Jump to content.

Jeff Werner

I'm a designer in Vancouver, Canada. I work at the Beaty Biodiversity Museum, am a director of the 221A Artist Run Centre, and a member of Fieldwork design collective. I'm an Emily Carr and University of Victoria graduate and have worked in the Philippines, Indonesia and the Netherlands. I'm a cycling advocate and race on the Garneau Evolution team.

Reading, February 26, 2004 12:30 AM 1 comments

Book: Jimmy Corrigan

Finished the agonizing, horribly depressing tale, the miserable life, of Jimmy Corrigan: Smartest Kid on Earth (Chris Ware, 2000). A graphic novel compilation tracing the suffocating reunion between a hopelessly lonesome, depressed, looser protagonist and his estranged father.

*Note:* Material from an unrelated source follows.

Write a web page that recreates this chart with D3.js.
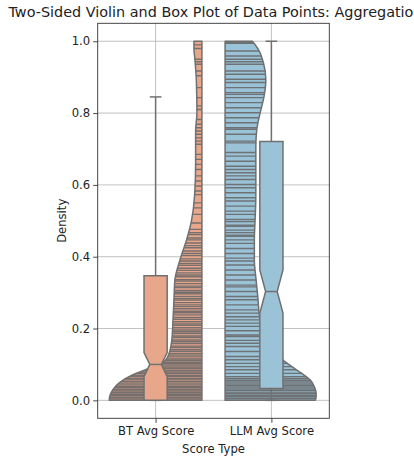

At first confusing: late 19th C. flashbacks, dreamscapes, schematic family trees, paper cutouts, minute print. The novel, which received glowing to damning press reviews from the likes of Time, Wired, NY Times, Slate, Matt Groening, became hard to put down, like having the flu. Meticulous attention to detail like, I assume, no other in the genre. Eloquent and bitter narrative prose interjected with racists, sexists, misogynists and (all rolled into one) bastard fathers. And then pieces begin to fit, earlier fantasies explained and justified. The 1890s Corrigan segments particularly moving, sepia-toned, cute kid, narrated from his adult (modern?) memory. As a child, waiting dutifully for the school bullies, or his father, to beat him:

The familiar sniff
of his own kneecaps
which always proceeds
any punishment.

Equally touching/depressing: children playing hide and seek among Chicago suburbs, where once a Native village stood:

helps to make their game
much more exciting…
with the inevitable forward march
of progress
come new ways of hiding things

Or the verbose and bitter catalogue descriptions for a small and ignorant town, "its broad sweep of power lines, the delicate articulation of poles, signs, and warning lights, and the deep forest of advertisements all conspire to occasion countless views of complicated beauty…" Yes, it is a heavy of semi-autobiographical existential angst (Ware's end-book page of definitions, "Lonely: The permanent state of being for all humans, despite any efforts to the contrary") and I would find it hard to recommend. For the time being it seems to have done more damage than good, but I would regret it if I hadn't suffered.

1 comments on Book: Jimmy Corrigan

1. bethany | October 22, 2005 9:24 PM

i'm reading that right now. i'm almost halfway through. i absolutely love it.